Russia! magazine experts voted the more than a decade-long litigation between Russian tycoons Berezovsky and Abramovich over Russian resource assets as the top scandal as "the longest and most expensive [US$ 5.5 bln] saga" of them all. It finally came to end in 2012, after a British charge deemed Berezovsky an "inherently unreliable witness," awarding the case to Abramovich.
Asset redistribution also continued in Russia's base, precious metals and steel sectors. In repercussions after a multibillion-dollar scandal between two Russian mining magnates Mikhail Prokhorov and Vladimir Potanin, control over Norilsk Nickel, a global nickel, copper and palladium major, shifted away from Potanin to an Oleg Deripaska-led consortium. Prokhorov had good reason to congratulate himself on washing his hands of the asset two years earlier, in 2010, when he walked away with approximately US$ 10 bln in cash after an asset split with Potanin, who stayed on, to fight, and lose, another day.
Russian steel baron Vladimir Lisin's fight against a smaller steel magnate Nikolay Maximov over misstated asset price in a four year-old deal was taken to a new level in 2012, as Maximov obtained "an injunction against Lisin's assets in France," after essentially losing the legal war in Russia.

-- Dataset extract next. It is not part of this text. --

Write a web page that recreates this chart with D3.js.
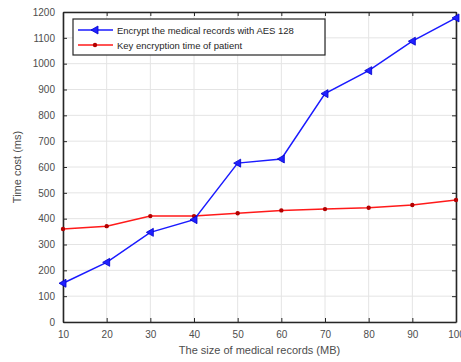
<!DOCTYPE html>
<html lang="en">
  <head>
    <meta charset="utf-8">
    <title>Time cost chart</title>
    <script src="https://d3js.org/d3.v7.js"></script>
    <style>
      body { margin: 0; background: white; overflow: hidden; }
      text { font-family: "Liberation Sans", Arial, sans-serif; }
    </style>
  </head>
  <body>
    <script>
      // data
      const sizes = [10, 20, 30, 40, 50, 60, 70, 80, 90, 100];
      const aesTime = [150, 231, 347, 396, 615, 631, 884, 973, 1087, 1177];
      const keyTime = [360, 371, 410, 410, 421, 432, 437, 442, 453, 472];
      const yTicks = [0, 100, 200, 300, 400, 500, 600, 700, 800, 900, 1000, 1100, 1200];
      const seriesNames = ["Encrypt the medical records with AES 128", "Key encryption time of patient"];

      const w = 461;
      const h = 362;
      const margin = {top: 12, right: 5, bottom: 40, left: 63};
      const innerWidth = w - margin.left - margin.right;
      const innerHeight = h - margin.top - margin.bottom;

      const svg = d3.select("body")
                    .append("svg")
                    .attr("width", w)
                    .attr("height", h)
                    .style("display", "block");

      svg.append("rect")
         .attr("width", w)
         .attr("height", h)
         .attr("fill", "white");

      const xScale = d3.scaleLinear()
                       .domain([10, 100])
                       .range([0, innerWidth]);

      const yScale = d3.scaleLinear()
                       .domain([0, 1200])
                       .range([innerHeight, 0]);

      const plot = svg.append("g")
                      .attr("transform", `translate(${margin.left}, ${margin.top})`);

      // grid
      plot.append("g")
          .selectAll("line")
          .data(sizes)
          .join("line")
          .attr("x1", d => xScale(d))
          .attr("x2", d => xScale(d))
          .attr("y1", 0)
          .attr("y2", innerHeight)
          .attr("stroke", "#e4e4e4")
          .attr("stroke-width", 1);

      plot.append("g")
          .selectAll("line")
          .data(yTicks)
          .join("line")
          .attr("x1", 0)
          .attr("x2", innerWidth)
          .attr("y1", d => yScale(d))
          .attr("y2", d => yScale(d))
          .attr("stroke", "#e4e4e4")
          .attr("stroke-width", 1);

      // axes
      const fmt = d3.format("d");
      const xAxis = d3.axisBottom(xScale).tickValues(sizes).tickFormat(fmt).tickSizeInner(-4).tickSizeOuter(0).tickPadding(9);
      const yAxis = d3.axisLeft(yScale).tickValues(yTicks).tickFormat(fmt).tickSizeInner(-4).tickSizeOuter(0).tickPadding(8);

      const gx = plot.append("g")
          .attr("transform", `translate(0, ${innerHeight})`)
          .call(xAxis);
      const gy = plot.append("g").call(yAxis);

      plot.append("g")
          .call(d3.axisTop(xScale).tickValues(sizes).tickSizeInner(-4).tickSizeOuter(0).tickFormat(""));
      plot.append("g")
          .attr("transform", `translate(${innerWidth}, 0)`)
          .call(d3.axisRight(yScale).tickValues(yTicks).tickSizeInner(-4).tickSizeOuter(0).tickFormat(""));

      plot.selectAll(".domain").attr("stroke", "#262626").attr("stroke-width", 1.6);
      plot.selectAll(".tick line").attr("stroke", "#262626");
      [gx, gy].forEach(g => g.selectAll("text")
                             .attr("fill", "#4d4d4d")
                             .style("font-size", "10px"));

      // lines
      const line = d3.line()
                     .x((d, i) => xScale(sizes[i]))
                     .y(d => yScale(d));

      plot.append("path")
          .datum(keyTime)
          .attr("d", line)
          .attr("fill", "none")
          .attr("stroke", "#ff1a1a")
          .attr("stroke-width", 1.5);

      plot.append("g")
          .selectAll("circle")
          .data(keyTime)
          .join("circle")
          .attr("cx", (d, i) => xScale(sizes[i]))
          .attr("cy", d => yScale(d))
          .attr("r", 2.2)
          .attr("fill", "#b30000");

      plot.append("path")
          .datum(aesTime)
          .attr("d", line)
          .attr("fill", "none")
          .attr("stroke", "#1a1aff")
          .attr("stroke-width", 1.5);

      const tri = "M-4,0L3,-4L3,4Z";
      plot.append("g")
          .selectAll("path")
          .data(aesTime)
          .join("path")
          .attr("transform", (d, i) => `translate(${xScale(sizes[i])}, ${yScale(d)})`)
          .attr("d", tri)
          .attr("fill", "#2020ff")
          .attr("stroke", "#0000cc")
          .attr("stroke-width", 0.8);

      // legend
      const legend = plot.append("g")
                         .attr("transform", "translate(10, 7)");
      legend.append("rect")
            .attr("width", 252)
            .attr("height", 36)
            .attr("fill", "white")
            .attr("stroke", "#262626")
            .attr("stroke-width", 1.2);

      const colors = ["#1a1aff", "#ff1a1a"];
      seriesNames.forEach((name, i) => {
        const yy = 11 + i * 15;
        legend.append("line")
              .attr("x1", 5).attr("x2", 40)
              .attr("y1", yy).attr("y2", yy)
              .attr("stroke", colors[i])
              .attr("stroke-width", 1.5);
        if (i === 0) {
          legend.append("path")
                .attr("transform", `translate(22, ${yy})`)
                .attr("d", tri)
                .attr("fill", "#2020ff")
                .attr("stroke", "#0000cc")
                .attr("stroke-width", 0.8);
        } else {
          legend.append("circle")
                .attr("cx", 22).attr("cy", yy).attr("r", 2.2)
                .attr("fill", "#b30000");
        }
        legend.append("text")
              .attr("x", 44)
              .attr("y", yy + 3.5)
              .attr("fill", "#262626")
              .style("font-size", "9.5px")
              .text(name);
      });

      // axis titles
      svg.append("text")
         .attr("x", margin.left + innerWidth / 2)
         .attr("y", 354)
         .attr("text-anchor", "middle")
         .attr("fill", "#4d4d4d")
         .style("font-size", "11px")
         .text("The size of medical records (MB)");

      svg.append("text")
         .attr("transform", `translate(21, ${margin.top + innerHeight / 2}) rotate(-90)`)
         .attr("text-anchor", "middle")
         .attr("fill", "#4d4d4d")
         .style("font-size", "11px")
         .text("Time cost (ms)");
    </script>
  </body>
</html>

Several scandals have smaller scale (in the hundreds of millions of dollars, rather than billions), but they stand out by viciousness of attacks and variety of methods use to undermine an opponent and take control of a coveted asset. The fight for major ammonia and fertilizer producer Tolyattiazot (ToAZ) based in the Volga industrial city of Tolyatti has gone to extremes, jeopardizing the livelihood of city residents and threatening the normal operation of basic city services. The man behind the attempts to prevent ToAZ from reinvestment in expansion and maintenance of its assets and from financing socially-responsible projects on which many in the city depend appears to be Dmitry Mazepin, desperate to uphold the chemicals and fertilizers empire he started building in 2008 out of stakes in fertilizers producers. He has a strong motive, as he needs all the cash he can get from his assets to service the debt he took out to finance the acquisitions. This could explain his outraged statements about any expenditures restricting the cash flow to shareholders in ToAZ and Voskresensk Fertilizers, his other acquisition. He could also be the instigator of numerous environmental and other audits, as well as a media campaign accusing the current management and core shareholder of ToAZ of wasteful practices and environmental and other violations, in a thinly-veiled attempt to make the company cheaper. If successful, he would be able to increase his stake to majority and take control over the company's operations and cash flows. These attempts, if successful, could "starve the company of reinvestment" and force it to "scrap its social programs," Russia! Magazine reports. Voskresensk Fertilizers, controlled by Mazepin, serves as a demonstration of what these efforts are likely to bring: that company "is beginning to show the poor condition of assets and is in arrears on payroll," according to the magazine.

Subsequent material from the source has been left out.